Legislation such as Section 504, IDEA, ADA, and our personal victories have provided a chance for us to contribute to and participate in society! Although none of our lives is perfect and we have many barriers in attitude and policy still to tear away, most of us enjoy freedoms that people with disabilities in 1900 would not have dared to ask for or even dream!

How useful would these rights have been, however, if such powerful technologies had not been developed in this century also? I would have great difficulty asserting my rights without technology, and I know many others in the same position.
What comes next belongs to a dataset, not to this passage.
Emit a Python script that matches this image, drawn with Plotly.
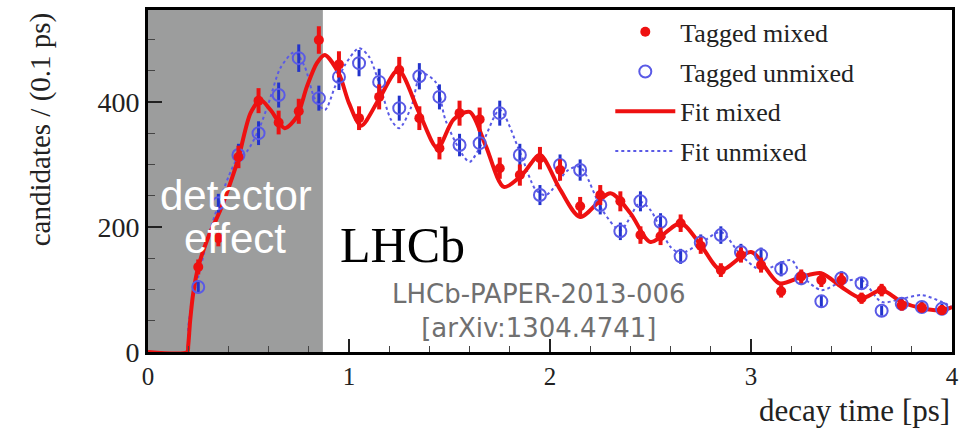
import plotly.graph_objects as go

# ---------------- data ----------------
bin_centers = [0.25, 0.35, 0.45, 0.55, 0.65, 0.75, 0.85, 0.95, 1.05, 1.15,
               1.25, 1.35, 1.45, 1.55, 1.65, 1.75, 1.85, 1.95, 2.05, 2.15,
               2.25, 2.35, 2.45, 2.55, 2.65, 2.75, 2.85, 2.95, 3.05, 3.15,
               3.25, 3.35, 3.45, 3.55, 3.65, 3.75, 3.85, 3.95]

tagged_mixed = [136, 182, 312, 402, 367, 385, 499, 460, 374, 408,
                451, 374, 326, 382, 372, 294, 283, 310, 291, 233,
                251, 241, 187, 185, 206, 170, 131, 155, 139, 97,
                121, 115, 115, 86, 99, 75, 71, 67]
tagged_mixed_err = [12, 13, 18, 20, 19, 20, 22, 21, 19, 20,
                    21, 19, 18, 20, 19, 17, 17, 18, 17, 15,
                    16, 16, 14, 14, 14, 13, 11, 12, 12, 10,
                    11, 11, 11, 9, 10, 9, 8, 8]

tagged_unmixed = [104, 238, 315, 350, 411, 470, 406, 440, 462, 432,
                  390, 441, 408, 331, 334, 382, 315, 251, 299, 291,
                  235, 193, 241, 208, 153, 175, 187, 160, 155, 133,
                  118, 81, 118, 110, 66, 77, 72, 69]
tagged_unmixed_err = [10, 15, 18, 19, 20, 22, 20, 21, 21, 21,
                      20, 21, 20, 18, 18, 20, 18, 16, 17, 17,
                      15, 14, 16, 14, 12, 13, 14, 13, 12, 12,
                      11, 9, 11, 10, 8, 9, 8, 8]

fit_mixed_t = [0.0, 0.195, 0.2, 0.21, 0.225, 0.25, 0.30, 0.36, 0.42, 0.45,
               0.51, 0.56, 0.61, 0.68, 0.74, 0.79, 0.84, 0.88, 0.95, 1.0,
               1.06, 1.15, 1.245, 1.35, 1.44, 1.52, 1.6, 1.68, 1.77, 1.86,
               1.95, 2.05, 2.15, 2.3, 2.4, 2.5, 2.65, 2.75, 2.85, 3.0,
               3.14, 3.25, 3.35, 3.45, 3.55, 3.65, 3.75, 3.85, 3.95, 4.0]
fit_mixed_y = [0, 0, 10, 51, 94, 136, 184, 227, 280, 310,
               382, 403, 387, 358, 376, 424, 462, 475, 445, 398,
               362, 405, 451, 382, 326, 372, 384, 330, 264, 283,
               315, 260, 216, 254, 222, 176, 206, 171, 131, 160,
               110, 120, 126, 104, 86, 99, 80, 70, 67, 72]

fit_unmixed_t = [0.0, 0.19, 0.2, 0.22, 0.25, 0.30, 0.35, 0.40, 0.45, 0.49,
                 0.55, 0.60, 0.66, 0.73, 0.78, 0.83, 0.88, 0.93, 0.98, 1.05,
                 1.10, 1.15, 1.21, 1.25, 1.31, 1.36, 1.43, 1.48, 1.56, 1.60,
                 1.67, 1.75, 1.85, 1.93, 1.98, 2.09, 2.15, 2.26, 2.35, 2.45,
                 2.50, 2.60, 2.65, 2.75, 2.85, 2.95, 3.05, 3.2, 3.25, 3.35,
                 3.45, 3.55, 3.65, 3.75, 3.85, 3.95, 4.0]
fit_unmixed_y = [0, 0, 40, 85, 120, 185, 235, 280, 312, 320,
                 355, 398, 455, 480, 456, 405, 387, 424, 459, 486,
                 472, 430, 371, 358, 392, 446, 432, 371, 318, 304,
                 339, 387, 320, 259, 251, 291, 296, 227, 195, 240,
                 227, 168, 158, 174, 192, 155, 131, 147, 123, 99,
                 112, 115, 80, 85, 91, 80, 72]

detector_region = [0.0, 0.87]

x_ticks = [0, 1, 2, 3, 4]
y_ticks = [0, 200, 400]

# ---------------- styles ----------------
RED = "#ee1111"
BLUE = "#2233cc"
LBLUE = "#5a5ae6"
SERIF = "Liberation Serif, Times New Roman, serif"
SANS = "Liberation Sans, Arial, sans-serif"

fig = go.Figure()

fig.add_trace(go.Scatter(
    x=fit_unmixed_t, y=fit_unmixed_y, mode="lines", name="Fit unmixed",
    line=dict(color=LBLUE, width=2, dash="dot", shape="spline", smoothing=0.8),
    legendrank=4, legendgroup="d"))
fig.add_trace(go.Scatter(
    x=fit_mixed_t, y=fit_mixed_y, mode="lines", name="Fit mixed",
    line=dict(color=RED, width=4, shape="spline", smoothing=0.8),
    legendrank=3, legendgroup="c"))
fig.add_trace(go.Scatter(
    x=bin_centers, y=tagged_unmixed, mode="markers", name="Tagged unmixed",
    marker=dict(symbol="circle-open", size=12, color=LBLUE, line=dict(width=2, color=LBLUE)),
    error_y=dict(type="data", array=tagged_unmixed_err, color=BLUE, thickness=3, width=0),
    legendrank=2, legendgroup="b"))
fig.add_trace(go.Scatter(
    x=bin_centers, y=tagged_mixed, mode="markers", name="Tagged mixed",
    marker=dict(symbol="circle", size=10, color=RED),
    error_y=dict(type="data", array=tagged_mixed_err, color=RED, thickness=4, width=0),
    legendrank=1, legendgroup="a"))

# detector-effect shaded region
fig.add_shape(type="rect", xref="x", yref="paper",
              x0=detector_region[0], x1=detector_region[1], y0=0, y1=1,
              fillcolor="#9c9d9d", line=dict(width=0), layer="below")

# texts
fig.add_annotation(x=0.44, y=251, xref="x", yref="y", text="detector", showarrow=False,
                   font=dict(family=SANS, size=42, color="white"))
fig.add_annotation(x=0.435, y=181, xref="x", yref="y", text="effect", showarrow=False,
                   font=dict(family=SANS, size=42, color="white"))
fig.add_annotation(x=1.264, y=171, xref="x", yref="y", text="LHCb", showarrow=False,
                   font=dict(family=SERIF, size=50, color="black"))
fig.add_annotation(x=1.945, y=66, xref="x", yref="y",
                   text="LHCb-PAPER-2013-006<br>[arXiv:1304.4741]",
                   showarrow=False, align="center",
                   font=dict(family="DejaVu Sans, sans-serif", size=26, color="#707070"))

# axis titles (placed as in the original: y title at top, x title at right)
fig.add_annotation(x=-0.134, y=1.0, xref="paper", yref="paper", xanchor="center",
                   yanchor="top", text="candidates / (0.1 ps)", textangle=-90,
                   showarrow=False, font=dict(family=SERIF, size=29, color="#222"))
fig.add_annotation(x=1.0, y=-0.170, xref="paper", yref="paper", xanchor="right",
                   yanchor="middle", text="decay time [ps]", showarrow=False,
                   font=dict(family=SERIF, size=31, color="#222"))

fig.update_layout(
    width=974, height=429,
    margin=dict(l=148, r=22, t=10, b=77, autoexpand=False),
    paper_bgcolor="white", plot_bgcolor="white",
    showlegend=True,
    legend=dict(x=0.575, y=1.005, xanchor="left", yanchor="top",
                bgcolor="rgba(0,0,0,0)", font=dict(family=SERIF, size=26, color="#222"),
                tracegroupgap=3, itemwidth=60),
    xaxis=dict(range=[0, 4], tickvals=x_ticks, ticktext=[str(v) for v in x_ticks],
               ticks="inside", ticklen=13, tickwidth=1.5, tickcolor="#222",
               showline=True, linewidth=3, linecolor="black", mirror=True,
               showgrid=False, zeroline=False,
               minor=dict(dtick=0.2, ticks="inside", ticklen=6, tickwidth=1, tickcolor="#444"),
               tickfont=dict(family=SERIF, size=25, color="#222")),
    yaxis=dict(range=[0, 547], tickvals=y_ticks, ticktext=[str(v) for v in y_ticks],
               ticks="inside", ticklen=14, tickwidth=1.5, tickcolor="#222",
               showline=True, linewidth=3, linecolor="black", mirror=True,
               showgrid=False, zeroline=False,
               minor=dict(dtick=50, ticks="inside", ticklen=7, tickwidth=1, tickcolor="#444"),
               tickfont=dict(family=SERIF, size=28, color="#222")),
)

fig.write_html("out.html")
So, I declare the co-evolution of the disability rights movement and modern technology to be the most significant outcome of the 20th Century.

Disability rights and modern technology almost seem destined to have converged into the field of assistive technology. In fact, my research in the two areas reveals an almost eerie coincidence.

In 1962, Ed Roberts, who used a wheelchair and an iron lung due to polio, demanded access to the campus at the University of California-Berkeley. Roberts fought for accessible housing on campus and formed the first group advocating for rights for students with disabilities. Robert was instrumental in the creation of the Center for Independent Living in 1972, serving as Executive Director.

With Roberts' lead, rights for individuals with disabilities snowballed. In 1973, the Rehabilitation Act prohibited discrimination against people with disabilities at federally funded institutions. Two years later, the Education for All Handicapped Children Act of 1975 (re-authorized in 1990 as the Individual with Disabilities Education Act-- 1DEA) acknowledged that children with disabilities were entitled to a free, appropriate public education.

In Albuquerque, NM in 1975, another Ed Roberts, this one the head of a company called MITS (Micro Instrumentation Telemetry Systems), began selling the Altair 8800, one of the earliest commercially available personal computers, through mail order. It was the Altair on which Paul Allen and Bill Gates wrote the first version of the BASIC programming language, marking the beginning of the Microsoft Corporation.